Forget about the decimal. The tuner will find any subchannels. Just enter the number for the primary, without a decimal.


----------



## John W (Dec 20, 2005)

bdmd said:


> How can I manually add an ota digital channel in order to see if I can get the signal? Specifically if the channel is one with a decimal (like 30.1). I did my manual digital channel scan and it detected and added 5 local ota digital channels. However, I want to see if I can get any signal on some distant ones, but their digital call numbers have a decimal, and the "add digital channel" screen only allows up to 2 digits. Is there any other way to do it if the channel is not picked up on the initial scan? Any input will be appreciated.
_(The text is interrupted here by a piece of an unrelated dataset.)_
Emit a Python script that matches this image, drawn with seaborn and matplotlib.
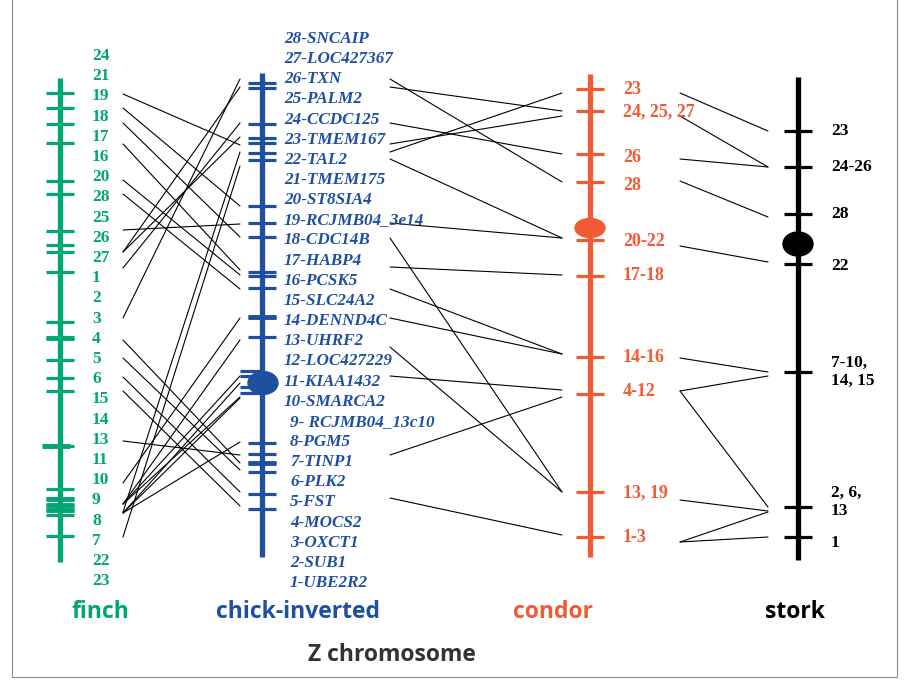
import numpy as np
import pandas as pd
import matplotlib
matplotlib.use("Agg")
import matplotlib.pyplot as plt
from matplotlib.patches import Ellipse, Rectangle
import seaborn as sns

sns.set_theme(style="white")

# --- map data (positions measured down the page) ---
finch_labels = ["24", "21", "19", "18", "17", "16", "20", "28", "25", "26", "27", "1", "2", "3",
                "4", "5", "6", "15", "14", "13", "11", "10", "9", "8", "7", "22", "23"]
finch_bands = [93, 108, 124, 143, 181, 194, 231, 245, 252, 272, 322, 338, 360, 378, 391,
               446, 489, 499, 505, 510, 515, 536]

chick_labels = ["28-SNCAIP", "27-LOC427367", "26-TXN", "25-PALM2", "24-CCDC125", "23-TMEM167",
                "22-TAL2", "21-TMEM175", "20-ST8SIA4", "19-RCJMB04_3e14", "18-CDC14B", "17-HABP4",
                "16-PCSK5", "15-SLC24A2", "14-DENND4C", "13-UHRF2", "12-LOC427229", "11-KIAA1432",
                "10-SMARCA2", "9- RCJMB04_13c10", "8-PGM5", "7-TINP1", "6-PLK2", "5-FST",
                "4-MOCS2", "3-OXCT1", "2-SUB1", "1-UBE2R2"]
chick_bands = [83, 88, 124, 138, 143, 153, 160, 206, 223, 237, 272, 276, 288, 317, 337,
               443, 454, 463, 472, 494, 509]
chick_cen_bands = [371, 376, 387, 393]

condor_labels = ["23", "24, 25, 27", "26", "28", "20-22", "17-18", "14-16", "4-12", "13, 19", "1-3"]
condor_label_pos = [90, 112, 157, 186, 242, 276, 358, 392, 493, 538]
condor_bands = [89, 111, 154, 182, 240, 276, 357, 394, 492, 537]

stork_labels = ["23", "24-26", "28", "22", "7-10,\n14, 15", "2, 6,\n13", "1"]
stork_label_pos = [131, 167, 214, 266, 372, 502, 543]
stork_bands = [131, 167, 214, 264, 372, 507, 537]

# homologous links (left map position -> right map position)
finch_chick = [(94, 145), (108, 206), (123, 237), (144, 270), (180, 275), (194, 289),
               (230, 224), (252, 137), (252, 87), (268, 123), (318, 79),
               (340, 463), (358, 470), (377, 492), (391, 506), (441, 455),
               (483, 318), (504, 340), (504, 376), (504, 397), (513, 383), (513, 398),
               (513, 442), (512, 152), (537, 166)]
chick_condor = [(79, 182), (87, 111), (123, 154), (144, 116), (152, 93), (159, 238),
                (223, 238), (238, 492), (267, 275), (289, 354), (318, 354), (347, 492),
                (376, 390), (455, 397), (498, 535)]
condor_stork = [(93, 131), (116, 167), (159, 167), (181, 217), (246, 262), (358, 372),
                (391, 376), (391, 507), (500, 511), (542, 512), (542, 537)]

# --- layout / style ---
GREEN, BLUE, RED, BLACK = "#00a673", "#1f4fa0", "#f05a35", "#000000"
serif = "Liberation Serif"
X_FINCH, X_CHICK, X_CONDOR, X_STORK = 60, 262, 590, 798
TICK = 14

fig = plt.figure(figsize=(9.06, 6.89), dpi=100)
ax = fig.add_axes([0, 0, 1, 1])

# connecting lines via seaborn
rows = []
k = 0
for links, x0, x1 in [(finch_chick, 123, 240), (chick_condor, 390, 562), (condor_stork, 680, 768)]:
    for a, b in links:
        rows.append((k, x0, a))
        rows.append((k, x1, b))
        k += 1
seg = pd.DataFrame(rows, columns=["link", "x", "y"])
sns.lineplot(data=seg, x="x", y="y", units="link", estimator=None, sort=False,
             color="black", lw=0.8, legend=False, ax=ax)


def chromosome(x, top, bottom, bands, color, lw_band=2.3):
    ax.plot([x, x], [top, bottom], color=color, lw=3.8, solid_capstyle="butt", zorder=3)
    ax.hlines(bands, x - TICK, x + TICK, color=color, lw=lw_band, zorder=3)


chromosome(X_FINCH, 78, 562, finch_bands, GREEN)
ax.hlines([338, 446, 499, 505, 510], [X_FINCH - TICK, X_FINCH - 18, X_FINCH - TICK, X_FINCH - TICK, X_FINCH - TICK],
          [X_FINCH + TICK, X_FINCH + 10, X_FINCH + TICK, X_FINCH + TICK, X_FINCH + TICK],
          color=GREEN, lw=3.5, zorder=3)
chromosome(X_CHICK, 73, 557, chick_bands, BLUE)
ax.hlines([317, 463], X_CHICK - TICK, X_CHICK + TICK, color=BLUE, lw=3.5, zorder=3)
ax.hlines(chick_cen_bands, X_CHICK - 22, X_CHICK, color=BLUE, lw=2.3, zorder=3)
ax.add_patch(Ellipse((X_CHICK + 1, 383), 30, 23, color=BLUE, zorder=4))
chromosome(X_CONDOR, 74, 557, condor_bands, RED)
ax.add_patch(Ellipse((X_CONDOR, 228), 30, 19, color=RED, zorder=4))
chromosome(X_STORK, 77, 560, stork_bands, BLACK)
ax.add_patch(Ellipse((X_STORK, 244), 30, 24, color=BLACK, zorder=4))

# labels
for i, lab in enumerate(finch_labels):
    ax.text(92, 56 + 20.2 * i, lab, color=GREEN, family=serif, weight="bold",
            fontsize=12.5, va="center", ha="left")
for i, lab in enumerate(chick_labels):
    xx = 284 if len(lab.split("-")[0]) > 1 else 290
    ax.text(xx, 39 + 20.15 * i, lab, color=BLUE, family=serif, weight="bold",
            style="italic", fontsize=12.3, va="center", ha="left")
for lab, y in zip(condor_labels, condor_label_pos):
    ax.text(623, y, lab, color=RED, family=serif, weight="bold", fontsize=13,
            va="center", ha="left")
for lab, y in zip(stork_labels, stork_label_pos):
    ax.text(831, y, lab, color=BLACK, family=serif, weight="bold", fontsize=12.5,
            va="center", ha="left", linespacing=1.2)

# species titles
for name, x, c in [("finch", 100, GREEN), ("chick-inverted", 298, BLUE),
                   ("condor", 553, RED), ("stork", 795, BLACK)]:
    ax.text(x, 612, name, color=c, family="Open Sans", weight="bold", fontsize=16.5,
            ha="center", va="center")
ax.text(392, 655, "Z chromosome", color="#333333", family="Open Sans", weight="bold",
        fontsize=16.5, ha="center", va="center")

ax.add_patch(Rectangle((12, -10), 885, 687, fill=False, ec="#8c8c8c", lw=0.8))

ax.set_xlim(0, 906)
ax.set_ylim(689, 0)
ax.axis("off")
fig.savefig("out.png", dpi=100, facecolor="white")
And of course you need to be entering the channels "digital" channel number.You should be able to find that at their website or elsewhere on the net.


----------



## docproc (Feb 17, 2006)

Is there a way to manually add channels higher than 99?? My HD Locals are 702-712 because I can't get the local HDs via antenna so I have to get them through the local cable company. Am I missing something in the manual??
I get my locals through my cable card but I would love to record them on my 942.


----------



## Mike Johnson (Jan 16, 2005)

docproc said:


> Is there a way to manually add channels higher than 99?? My HD Locals are 702-712 because I can't get the local HDs via antenna so I have to get them through the local cable company. Am I missing something in the manual??
> I get my locals through my cable card but I would love to record them on my 942.


The 942 is only capable of receiving analog cable, so I'm afraid you won't be able to view those channels on your 942.


----------



## Jon Spackman (Feb 7, 2005)

Mike is correct, to view those digital cable channels you would need a QAM tuner, and I dont know of any dish box that will decode QAM HD. Have to wait until dish adds local HD thru sat in your area.....


----------